* start *
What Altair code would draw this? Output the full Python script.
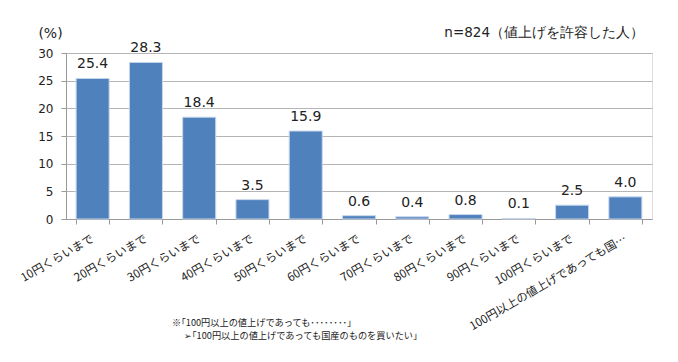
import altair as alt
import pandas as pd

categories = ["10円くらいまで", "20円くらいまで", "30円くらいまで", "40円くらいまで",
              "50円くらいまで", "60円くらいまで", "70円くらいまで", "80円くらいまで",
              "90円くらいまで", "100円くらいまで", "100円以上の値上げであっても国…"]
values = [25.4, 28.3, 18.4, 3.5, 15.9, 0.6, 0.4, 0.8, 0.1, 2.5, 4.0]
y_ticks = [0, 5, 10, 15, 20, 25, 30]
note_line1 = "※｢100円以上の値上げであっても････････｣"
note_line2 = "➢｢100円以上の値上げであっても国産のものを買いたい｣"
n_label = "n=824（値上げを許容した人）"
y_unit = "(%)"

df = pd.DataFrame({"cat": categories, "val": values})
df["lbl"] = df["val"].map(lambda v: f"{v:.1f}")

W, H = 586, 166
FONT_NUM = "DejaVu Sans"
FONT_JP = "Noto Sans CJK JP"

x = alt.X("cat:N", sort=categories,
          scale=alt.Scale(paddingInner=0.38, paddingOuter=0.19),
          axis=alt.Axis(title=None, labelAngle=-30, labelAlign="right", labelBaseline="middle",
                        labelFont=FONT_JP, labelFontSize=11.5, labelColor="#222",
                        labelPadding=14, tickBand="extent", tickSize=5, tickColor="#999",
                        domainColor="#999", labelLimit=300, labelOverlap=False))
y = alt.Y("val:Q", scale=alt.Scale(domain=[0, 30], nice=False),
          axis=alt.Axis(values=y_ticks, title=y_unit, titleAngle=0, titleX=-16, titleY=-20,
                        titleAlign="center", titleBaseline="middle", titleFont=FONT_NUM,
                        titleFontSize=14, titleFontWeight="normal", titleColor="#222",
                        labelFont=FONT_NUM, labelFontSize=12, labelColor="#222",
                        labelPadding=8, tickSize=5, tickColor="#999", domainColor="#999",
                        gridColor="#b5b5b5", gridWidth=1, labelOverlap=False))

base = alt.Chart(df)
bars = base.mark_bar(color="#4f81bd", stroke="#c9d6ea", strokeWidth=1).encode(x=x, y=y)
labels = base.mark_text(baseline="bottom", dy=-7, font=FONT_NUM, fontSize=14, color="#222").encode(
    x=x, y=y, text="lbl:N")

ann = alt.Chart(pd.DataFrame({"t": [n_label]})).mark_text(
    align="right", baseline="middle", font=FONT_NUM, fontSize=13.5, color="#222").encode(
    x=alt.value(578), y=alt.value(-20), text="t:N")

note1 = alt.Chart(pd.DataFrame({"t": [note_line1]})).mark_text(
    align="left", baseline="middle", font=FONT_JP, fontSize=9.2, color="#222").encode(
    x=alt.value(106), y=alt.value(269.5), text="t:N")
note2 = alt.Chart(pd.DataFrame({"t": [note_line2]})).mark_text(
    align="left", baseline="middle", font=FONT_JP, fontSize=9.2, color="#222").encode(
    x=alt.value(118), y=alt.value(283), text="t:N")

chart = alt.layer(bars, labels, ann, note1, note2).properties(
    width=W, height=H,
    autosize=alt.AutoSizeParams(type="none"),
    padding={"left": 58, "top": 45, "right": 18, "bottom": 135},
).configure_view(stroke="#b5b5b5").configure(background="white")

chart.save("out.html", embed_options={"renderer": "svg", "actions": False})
* end *
== What is required ==
Images should not appear in the copy; retype the listing above exactly.

== Exercise solution ==
What Altair code would draw this? Output the full Python script.
import altair as alt
import pandas as pd

categories = ["10円くらいまで", "20円くらいまで", "30円くらいまで", "40円くらいまで",
              "50円くらいまで", "60円くらいまで", "70円くらいまで", "80円くらいまで",
              "90円くらいまで", "100円くらいまで", "100円以上の値上げであっても国…"]
values = [25.4, 28.3, 18.4, 3.5, 15.9, 0.6, 0.4, 0.8, 0.1, 2.5, 4.0]
y_ticks = [0, 5, 10, 15, 20, 25, 30]
note_line1 = "※｢100円以上の値上げであっても････････｣"
note_line2 = "➢｢100円以上の値上げであっても国産のものを買いたい｣"
n_label = "n=824（値上げを許容した人）"
y_unit = "(%)"

df = pd.DataFrame({"cat": categories, "val": values})
df["lbl"] = df["val"].map(lambda v: f"{v:.1f}")

W, H = 586, 166
FONT_NUM = "DejaVu Sans"
FONT_JP = "Noto Sans CJK JP"

x = alt.X("cat:N", sort=categories,
          scale=alt.Scale(paddingInner=0.38, paddingOuter=0.19),
          axis=alt.Axis(title=None, labelAngle=-30, labelAlign="right", labelBaseline="middle",
                        labelFont=FONT_JP, labelFontSize=11.5, labelColor="#222",
                        labelPadding=14, tickBand="extent", tickSize=5, tickColor="#999",
                        domainColor="#999", labelLimit=300, labelOverlap=False))
y = alt.Y("val:Q", scale=alt.Scale(domain=[0, 30], nice=False),
          axis=alt.Axis(values=y_ticks, title=y_unit, titleAngle=0, titleX=-16, titleY=-20,
                        titleAlign="center", titleBaseline="middle", titleFont=FONT_NUM,
                        titleFontSize=14, titleFontWeight="normal", titleColor="#222",
                        labelFont=FONT_NUM, labelFontSize=12, labelColor="#222",
                        labelPadding=8, tickSize=5, tickColor="#999", domainColor="#999",
                        gridColor="#b5b5b5", gridWidth=1, labelOverlap=False))

base = alt.Chart(df)
bars = base.mark_bar(color="#4f81bd", stroke="#c9d6ea", strokeWidth=1).encode(x=x, y=y)
labels = base.mark_text(baseline="bottom", dy=-7, font=FONT_NUM, fontSize=14, color="#222").encode(
    x=x, y=y, text="lbl:N")

ann = alt.Chart(pd.DataFrame({"t": [n_label]})).mark_text(
    align="right", baseline="middle", font=FONT_NUM, fontSize=13.5, color="#222").encode(
    x=alt.value(578), y=alt.value(-20), text="t:N")

note1 = alt.Chart(pd.DataFrame({"t": [note_line1]})).mark_text(
    align="left", baseline="middle", font=FONT_JP, fontSize=9.2, color="#222").encode(
    x=alt.value(106), y=alt.value(269.5), text="t:N")
note2 = alt.Chart(pd.DataFrame({"t": [note_line2]})).mark_text(
    align="left", baseline="middle", font=FONT_JP, fontSize=9.2, color="#222").encode(
    x=alt.value(118), y=alt.value(283), text="t:N")

chart = alt.layer(bars, labels, ann, note1, note2).properties(
    width=W, height=H,
    autosize=alt.AutoSizeParams(type="none"),
    padding={"left": 58, "top": 45, "right": 18, "bottom": 135},
).configure_view(stroke="#b5b5b5").configure(background="white")

chart.save("out.html", embed_options={"renderer": "svg", "actions": False})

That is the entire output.